> **REQUEST**:
The line holding "(h4) at (1431,38)" is the last one to output; start at the first line of the data, keep every line in between exactly, and leave out pictures.

begin

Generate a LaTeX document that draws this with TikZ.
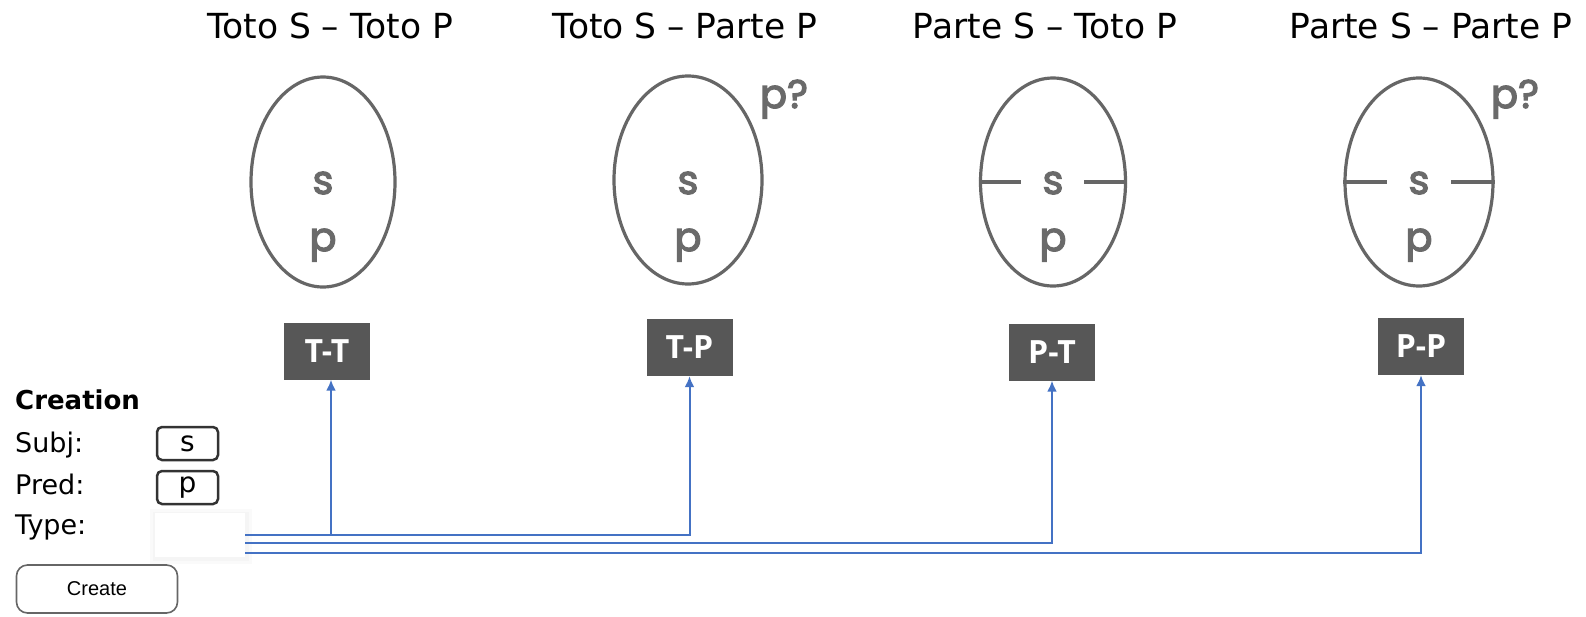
\documentclass[tikz,border=0pt]{standalone}
\usepackage{fontspec}
\setmainfont{DejaVu Sans}
\newfontfamily\geofont{Poppins}[BoldFont=*, BoldFeatures={FakeBold=3}]
\newfontfamily\labelfont{Open Sans}
\newfontfamily\btnfont{Liberation Sans}
\usetikzlibrary{arrows.meta,shapes.geometric}
\definecolor{ovalgray}{HTML}{666666}
\definecolor{lettergray}{HTML}{6A6A6A}
\definecolor{boxgray}{HTML}{575757}
\definecolor{linkblue}{HTML}{4472C4}
\definecolor{framegray}{HTML}{333333}
\begin{document}
\begin{tikzpicture}[x=1pt,y=-1pt,
  title/.style={font=\fontsize{34.5}{40}\selectfont, anchor=base, inner sep=0},
  oval/.style={ellipse, draw=ovalgray, line width=3.2pt, inner sep=0},
  letter/.style={font=\geofont\bfseries\fontsize{40}{44}\selectfont, text=lettergray, inner sep=0, anchor=base},
  kind/.style={fill=boxgray, text=white, font=\labelfont\bfseries\fontsize{32}{36}\selectfont,
    inner sep=0, minimum width=86pt, minimum height=57pt},
  divider/.style={draw=ovalgray, line width=3.2pt},
  link/.style={draw=linkblue, line width=2pt},
  arr/.style={link, -{Latex[length=11pt,width=10pt]}},
  formtext/.style={font=\fontsize{27}{30}\selectfont, anchor=base west, inner sep=0},
  field/.style={draw=framegray, line width=2.5pt, rounded corners=5pt, minimum width=61pt,
    minimum height=33pt, inner sep=0, font=\fontsize{28}{30}\selectfont},
  button/.style={draw=black!60, line width=1.6pt, rounded corners=11pt, minimum width=161pt,
    minimum height=48pt, inner sep=0, font=\btnfont\fontsize{20}{24}\selectfont}
]
\useasboundingbox (0,0) rectangle (1586,616);
\fill[white] (0,0) rectangle (1586,616);

% column titles
\node[title] (h1) at (330,38) {Toto S – Toto P};
\node[title] (h2) at (685,38) {Toto S – Parte P};
\node[title] (h3) at (1045,38) {Parte S – Toto P};
\node[title] (h4) at (1431,38) {Parte S – Parte P};

% ovals
\node[oval, minimum width=144pt, minimum height=210pt] (e1) at (323,182) {};
\node[oval, minimum width=148pt, minimum height=208pt] (e2) at (688,180) {};
\node[oval, minimum width=145pt, minimum height=208pt] (e3) at (1053,182) {};
\node[oval, minimum width=148pt, minimum height=208pt] (e4) at (1419,182) {};

% dividers of the partial subjects
\draw[divider] (e3.west) -- ++(42,0);
\draw[divider] (e3.east) -- ++(-43,0);
\draw[divider] (e4.west) -- ++(44,0);
\draw[divider] (e4.east) -- ++(-44,0);

% letters inside the ovals
\node[letter] (s1) at (323,194) {s};
\node[letter] (p1) at (323,251) {p};
\node[letter] (s2) at (688,194) {s};
\node[letter] (p2) at (688,251) {p};
\node[letter] (q2) at (784,108) {p?};
\node[letter] (s3) at (1053,194) {s};
\node[letter] (p3) at (1053,251) {p};
\node[letter] (s4) at (1419,194) {s};
\node[letter] (p4) at (1419,251) {p};
\node[letter] (q4) at (1515,108) {p?};

% type boxes
\node[kind] (tt) at (327,351) {T-T};
\node[kind] (tp) at (689.5,347.5) {T-P};
\node[kind] (pt) at (1052,352) {P-T};
\node[kind] (pp) at (1421,346.5) {P-P};

% creation form
\node[formtext, font=\bfseries\fontsize{26}{30}\selectfont] (cr) at (15,409) {Creation};
\node[formtext] (subj) at (15,452) {Subj:};
\node[formtext] (pred) at (15,494) {Pred:};
\node[formtext] (type) at (15,534) {Type:};
\node[field] (fs) at (187.5,443.5) {s};
\node[field] (fp) at (187.5,487.5) {p};
\fill[black!2] (150,509) rectangle (252,564);
\fill[black!4] (153,512) rectangle (249,561);
\node[fill=white, minimum width=90pt, minimum height=44pt, inner sep=0] (typebox) at (200,535) {};
\node[button] (create) at (97,589) {Create};

% links from the type selector to the boxes
\coordinate (la) at (typebox.east |- 0,535);
\coordinate (lb) at (typebox.east |- 0,543);
\coordinate (lc) at (typebox.east |- 0,553);
\coordinate (ja) at (331,535);
\draw[arr] (la) -| (tp.south);
\draw[arr] (ja) -- (ja |- tt.south);
\draw[arr] (lb) -| (pt.south);
\draw[arr] (lc) -| (pp.south);
\end{tikzpicture}
\end{document}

end

> **COMPLETE ANSWER**:
Generate a LaTeX document that draws this with TikZ.
\documentclass[tikz,border=0pt]{standalone}
\usepackage{fontspec}
\setmainfont{DejaVu Sans}
\newfontfamily\geofont{Poppins}[BoldFont=*, BoldFeatures={FakeBold=3}]
\newfontfamily\labelfont{Open Sans}
\newfontfamily\btnfont{Liberation Sans}
\usetikzlibrary{arrows.meta,shapes.geometric}
\definecolor{ovalgray}{HTML}{666666}
\definecolor{lettergray}{HTML}{6A6A6A}
\definecolor{boxgray}{HTML}{575757}
\definecolor{linkblue}{HTML}{4472C4}
\definecolor{framegray}{HTML}{333333}
\begin{document}
\begin{tikzpicture}[x=1pt,y=-1pt,
  title/.style={font=\fontsize{34.5}{40}\selectfont, anchor=base, inner sep=0},
  oval/.style={ellipse, draw=ovalgray, line width=3.2pt, inner sep=0},
  letter/.style={font=\geofont\bfseries\fontsize{40}{44}\selectfont, text=lettergray, inner sep=0, anchor=base},
  kind/.style={fill=boxgray, text=white, font=\labelfont\bfseries\fontsize{32}{36}\selectfont,
    inner sep=0, minimum width=86pt, minimum height=57pt},
  divider/.style={draw=ovalgray, line width=3.2pt},
  link/.style={draw=linkblue, line width=2pt},
  arr/.style={link, -{Latex[length=11pt,width=10pt]}},
  formtext/.style={font=\fontsize{27}{30}\selectfont, anchor=base west, inner sep=0},
  field/.style={draw=framegray, line width=2.5pt, rounded corners=5pt, minimum width=61pt,
    minimum height=33pt, inner sep=0, font=\fontsize{28}{30}\selectfont},
  button/.style={draw=black!60, line width=1.6pt, rounded corners=11pt, minimum width=161pt,
    minimum height=48pt, inner sep=0, font=\btnfont\fontsize{20}{24}\selectfont}
]
\useasboundingbox (0,0) rectangle (1586,616);
\fill[white] (0,0) rectangle (1586,616);

% column titles
\node[title] (h1) at (330,38) {Toto S – Toto P};
\node[title] (h2) at (685,38) {Toto S – Parte P};
\node[title] (h3) at (1045,38) {Parte S – Toto P};
\node[title] (h4) at (1431,38) {Parte S – Parte P};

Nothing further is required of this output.